§ **Goal**:
Reproduce the full listing below unchanged, apart from the pictures.

☆ ☆ ☆ ☆ ☆

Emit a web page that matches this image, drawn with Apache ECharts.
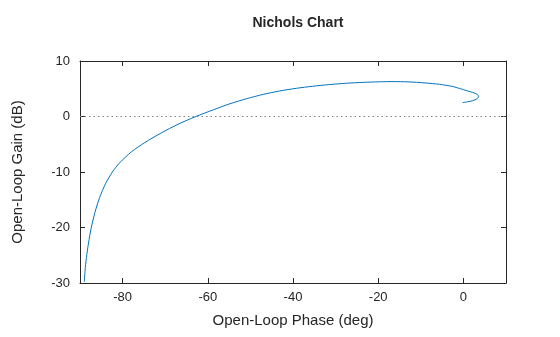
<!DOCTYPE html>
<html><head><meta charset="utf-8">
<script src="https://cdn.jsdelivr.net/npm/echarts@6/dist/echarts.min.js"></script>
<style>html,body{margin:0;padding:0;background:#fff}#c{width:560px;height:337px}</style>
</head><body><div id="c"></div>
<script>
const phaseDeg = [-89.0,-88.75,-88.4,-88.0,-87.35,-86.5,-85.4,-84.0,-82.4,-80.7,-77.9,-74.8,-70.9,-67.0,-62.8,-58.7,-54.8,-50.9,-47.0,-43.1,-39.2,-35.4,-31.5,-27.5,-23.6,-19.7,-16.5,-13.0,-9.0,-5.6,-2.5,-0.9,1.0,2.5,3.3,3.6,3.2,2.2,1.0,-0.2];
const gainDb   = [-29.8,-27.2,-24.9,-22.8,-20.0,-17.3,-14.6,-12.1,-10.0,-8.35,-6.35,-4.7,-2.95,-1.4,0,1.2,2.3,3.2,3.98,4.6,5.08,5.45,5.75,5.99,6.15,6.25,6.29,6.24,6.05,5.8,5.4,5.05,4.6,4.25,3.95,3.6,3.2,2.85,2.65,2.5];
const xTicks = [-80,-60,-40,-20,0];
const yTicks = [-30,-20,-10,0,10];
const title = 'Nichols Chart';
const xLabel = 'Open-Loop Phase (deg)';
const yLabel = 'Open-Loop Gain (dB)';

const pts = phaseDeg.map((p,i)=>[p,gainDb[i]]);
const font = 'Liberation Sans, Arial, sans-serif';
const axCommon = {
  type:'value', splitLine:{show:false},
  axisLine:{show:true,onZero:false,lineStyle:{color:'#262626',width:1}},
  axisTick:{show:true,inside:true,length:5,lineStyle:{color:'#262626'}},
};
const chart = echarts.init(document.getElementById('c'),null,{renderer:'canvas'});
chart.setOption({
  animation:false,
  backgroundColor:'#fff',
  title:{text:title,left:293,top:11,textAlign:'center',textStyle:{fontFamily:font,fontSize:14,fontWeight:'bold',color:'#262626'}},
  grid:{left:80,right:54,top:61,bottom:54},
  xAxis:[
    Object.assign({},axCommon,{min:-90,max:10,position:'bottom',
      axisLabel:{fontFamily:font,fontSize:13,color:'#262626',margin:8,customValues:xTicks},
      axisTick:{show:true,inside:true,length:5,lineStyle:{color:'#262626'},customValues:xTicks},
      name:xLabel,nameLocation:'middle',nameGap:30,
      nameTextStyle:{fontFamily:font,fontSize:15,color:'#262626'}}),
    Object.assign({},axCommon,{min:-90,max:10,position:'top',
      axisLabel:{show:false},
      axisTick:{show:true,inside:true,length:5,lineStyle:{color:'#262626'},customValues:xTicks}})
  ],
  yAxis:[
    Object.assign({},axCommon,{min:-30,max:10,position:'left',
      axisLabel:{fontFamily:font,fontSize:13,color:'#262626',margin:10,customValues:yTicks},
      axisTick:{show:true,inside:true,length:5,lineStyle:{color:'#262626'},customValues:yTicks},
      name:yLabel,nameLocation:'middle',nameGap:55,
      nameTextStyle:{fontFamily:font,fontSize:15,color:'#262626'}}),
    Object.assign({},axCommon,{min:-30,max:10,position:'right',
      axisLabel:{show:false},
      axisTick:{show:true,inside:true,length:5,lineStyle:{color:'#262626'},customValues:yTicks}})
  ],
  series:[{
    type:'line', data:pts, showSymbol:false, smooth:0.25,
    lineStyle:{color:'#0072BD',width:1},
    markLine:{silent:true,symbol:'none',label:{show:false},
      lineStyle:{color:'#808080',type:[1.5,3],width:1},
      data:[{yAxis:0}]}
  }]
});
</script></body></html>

☆ ☆ ☆ ☆ ☆

§ **Response to the exercise**:
Emit a web page that matches this image, drawn with Apache ECharts.
<!DOCTYPE html>
<html><head><meta charset="utf-8">
<script src="https://cdn.jsdelivr.net/npm/echarts@6/dist/echarts.min.js"></script>
<style>html,body{margin:0;padding:0;background:#fff}#c{width:560px;height:337px}</style>
</head><body><div id="c"></div>
<script>
const phaseDeg = [-89.0,-88.75,-88.4,-88.0,-87.35,-86.5,-85.4,-84.0,-82.4,-80.7,-77.9,-74.8,-70.9,-67.0,-62.8,-58.7,-54.8,-50.9,-47.0,-43.1,-39.2,-35.4,-31.5,-27.5,-23.6,-19.7,-16.5,-13.0,-9.0,-5.6,-2.5,-0.9,1.0,2.5,3.3,3.6,3.2,2.2,1.0,-0.2];
const gainDb   = [-29.8,-27.2,-24.9,-22.8,-20.0,-17.3,-14.6,-12.1,-10.0,-8.35,-6.35,-4.7,-2.95,-1.4,0,1.2,2.3,3.2,3.98,4.6,5.08,5.45,5.75,5.99,6.15,6.25,6.29,6.24,6.05,5.8,5.4,5.05,4.6,4.25,3.95,3.6,3.2,2.85,2.65,2.5];
const xTicks = [-80,-60,-40,-20,0];
const yTicks = [-30,-20,-10,0,10];
const title = 'Nichols Chart';
const xLabel = 'Open-Loop Phase (deg)';
const yLabel = 'Open-Loop Gain (dB)';

const pts = phaseDeg.map((p,i)=>[p,gainDb[i]]);
const font = 'Liberation Sans, Arial, sans-serif';
const axCommon = {
  type:'value', splitLine:{show:false},
  axisLine:{show:true,onZero:false,lineStyle:{color:'#262626',width:1}},
  axisTick:{show:true,inside:true,length:5,lineStyle:{color:'#262626'}},
};
const chart = echarts.init(document.getElementById('c'),null,{renderer:'canvas'});
chart.setOption({
  animation:false,
  backgroundColor:'#fff',
  title:{text:title,left:293,top:11,textAlign:'center',textStyle:{fontFamily:font,fontSize:14,fontWeight:'bold',color:'#262626'}},
  grid:{left:80,right:54,top:61,bottom:54},
  xAxis:[
    Object.assign({},axCommon,{min:-90,max:10,position:'bottom',
      axisLabel:{fontFamily:font,fontSize:13,color:'#262626',margin:8,customValues:xTicks},
      axisTick:{show:true,inside:true,length:5,lineStyle:{color:'#262626'},customValues:xTicks},
      name:xLabel,nameLocation:'middle',nameGap:30,
      nameTextStyle:{fontFamily:font,fontSize:15,color:'#262626'}}),
    Object.assign({},axCommon,{min:-90,max:10,position:'top',
      axisLabel:{show:false},
      axisTick:{show:true,inside:true,length:5,lineStyle:{color:'#262626'},customValues:xTicks}})
  ],
  yAxis:[
    Object.assign({},axCommon,{min:-30,max:10,position:'left',
      axisLabel:{fontFamily:font,fontSize:13,color:'#262626',margin:10,customValues:yTicks},
      axisTick:{show:true,inside:true,length:5,lineStyle:{color:'#262626'},customValues:yTicks},
      name:yLabel,nameLocation:'middle',nameGap:55,
      nameTextStyle:{fontFamily:font,fontSize:15,color:'#262626'}}),
    Object.assign({},axCommon,{min:-30,max:10,position:'right',
      axisLabel:{show:false},
      axisTick:{show:true,inside:true,length:5,lineStyle:{color:'#262626'},customValues:yTicks}})
  ],
  series:[{
    type:'line', data:pts, showSymbol:false, smooth:0.25,
    lineStyle:{color:'#0072BD',width:1},
    markLine:{silent:true,symbol:'none',label:{show:false},
      lineStyle:{color:'#808080',type:[1.5,3],width:1},
      data:[{yAxis:0}]}
  }]
});
</script></body></html>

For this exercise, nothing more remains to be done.